By the time he was playing with the Chicago Bluegrass Band in the '90s, he was now being referred to as the senior member of the band. Quite a few years had passed since he began touring and recording at the age of 15 with Buster Pack & His Lonesome Pine Boys, cutting sides for legendary indie bluegrass labels such as Rich R Tone and Lucky with players such as the fine fiddler Jimmie Farmer and the rhythmically ingenious bassist Blake Steltner. The leader of this outfit hardly decided to Pack lightly for only a bluegrass trip; he eventually began recording his own twisted version of rockabilly, encouraging Ratliff to play the then-almost-unheard-of electric mandolin. In the '70s and '80s, bluegrass pickers who were into the new grass or progressive styles began amplifying, and the electric mandolin became more commonplace, and indeed a necessity as volume levels got up to the fusion jazz level. But, at the time of these '50s sides with Pack, the sound of the amplified instrument must have come across as extremely novel.

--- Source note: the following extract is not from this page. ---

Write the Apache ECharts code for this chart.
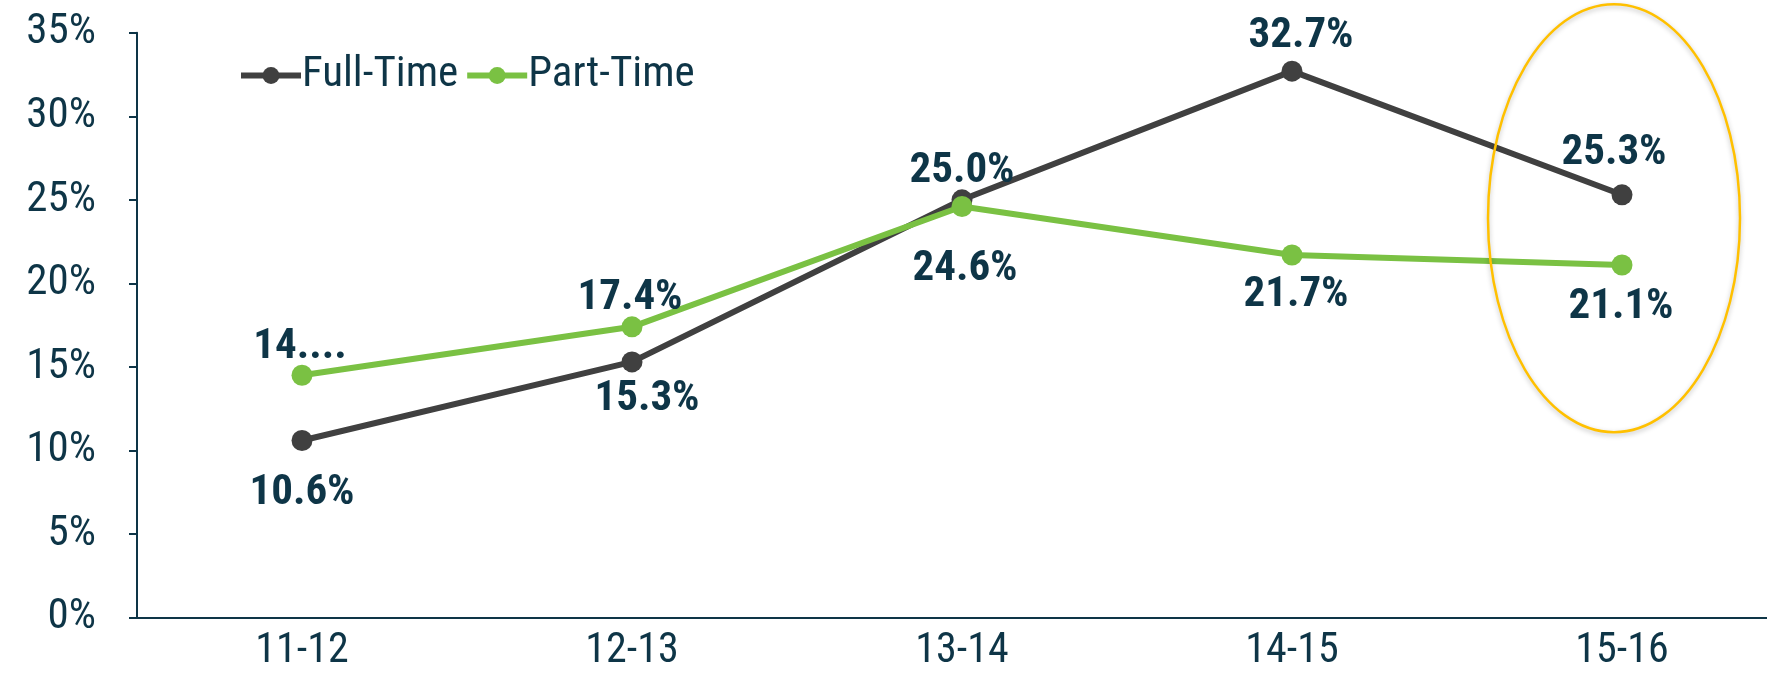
<!DOCTYPE html>
<html><head><meta charset="utf-8">
<script src="https://cdn.jsdelivr.net/npm/echarts@6/dist/echarts.min.js"></script>
<style>html,body{margin:0;padding:0;background:#fff;overflow:hidden;width:1767px;height:685px}#c{width:1787px;height:685px}</style>
</head><body><div id="c"></div>
<script>
const categories = ['11-12','12-13','13-14','14-15','15-16'];
const fullTime = [10.6, 15.3, 25.0, 32.7, 25.3];
const partTime = [14.5, 17.4, 24.6, 21.7, 21.1];
const fullTimeLabels = ['10.6%','15.3%','25.0%','32.7%','25.3%'];
const partTimeLabels = ['14....','17.4%','24.6%','21.7%','21.1%'];
const yTicks = {min: 0, max: 35, interval: 5};

const navy = '#0E3547';
const font = '"Liberation Sans Narrow", "Roboto Condensed", "DejaVu Sans Condensed", sans-serif';
const ftOffsets = [[0,53],[15,37],[0,-29],[9,-35],[-8,-42]];
const ptOffsets = [[-2,-28],[-2,-29],[3,63],[4,40],[-1,42]];

function items(vals, labels, offs){
  return vals.map((v,i)=>({value:v, label:{offset:offs[i], formatter:labels[i]}}));
}

const chart = echarts.init(document.getElementById('c'));
const labelStyle = {show:true, position:'inside', color:navy, fontFamily:font, fontWeight:'bold', fontSize:43};
chart.setOption({
  animation:false,
  legend:{left:233, top:49, itemWidth:60, itemHeight:21, itemGap:6,
    lineStyle:{width:6},
    textStyle:{color:navy, fontFamily:font, fontSize:43, padding:[0,0,0,-4]},
    data:['Full-Time','Part-Time']},
  grid:{left:137, top:32.7, bottom:67.4, right:0, containLabel:false},
  xAxis:{type:'category', data:categories, boundaryGap:true,
    axisLine:{lineStyle:{color:navy, width:2}},
    axisTick:{length:12, lineStyle:{color:navy, width:2}},
    axisLabel:{color:navy, fontFamily:font, fontSize:42, margin:13}},
  yAxis:{type:'value', min:yTicks.min, max:yTicks.max, interval:yTicks.interval,
    splitLine:{show:false},
    axisLine:{show:true, lineStyle:{color:navy, width:2}},
    axisTick:{show:true, length:8, lineStyle:{color:navy, width:2}},
    axisLabel:{color:navy, fontFamily:font, fontSize:43, margin:41, formatter:'{value}%'}},
  series:[
    {name:'Full-Time', type:'line', data:items(fullTime, fullTimeLabels, ftOffsets),
     symbol:'circle', symbolSize:21, itemStyle:{color:'#404040'}, lineStyle:{color:'#404040', width:6},
     label:labelStyle, z:3},
    {name:'Part-Time', type:'line', data:items(partTime, partTimeLabels, ptOffsets),
     symbol:'circle', symbolSize:21, itemStyle:{color:'#7AC143'}, lineStyle:{color:'#7AC143', width:6},
     label:labelStyle, z:4}
  ]
});
const ctr = chart.convertToPixel({xAxisIndex:0, yAxisIndex:0}, ['15-16', 23.9]);
chart.setOption({graphic:[{type:'ellipse', shape:{cx:ctr[0]-8, cy:ctr[1], rx:126, ry:214},
  style:{fill:'none', stroke:'#FFC000', lineWidth:2.5, shadowBlur:5, shadowColor:'rgba(0,0,0,0.25)', shadowOffsetY:2}, z:10}]});
</script></body></html>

Ratliff also recorded early on with the charismatic frontman Hobo Jack Adkins, who despite his name was fond of posing for publicity shots wearing a nice suit. Adkins was a popular performer who helped the mandolinist get his foot in the door at Starday Records, a firm responsible for some of the most gorgeous early country music, and some of the most incoherent in terms of liner notes or explanatory credits. The label made up for this confusion by reissuing and repackaging this material as much as possible. Thus, the discography of Ratliff will probably remain mysterious, especially the part pertaining to Starday studio sessions. The mandolinist also worked with fiddler and bandleader Kenny Baker, the Prairie Union Bluegrass Band, Breakwater Bluegrass, and New Cut Road. The 1999 CD Steel Rails in the Tennessee Night with the Chicago Bluegrass Band was his last recording. He truly went out in style, since this was a totally happening combo in which the mandolinist was in the fine company of Windy City bluegrass fiends such as guitarist Peter Nye, banjoist Jeff Krause, fiddler Brad Kennedy, and bassist Chip Covington. In the '70s, the Rounder label reissued some of the early sides with Pack and Adkins on two different volumes of the wonderful Early Years of Bluegrass series.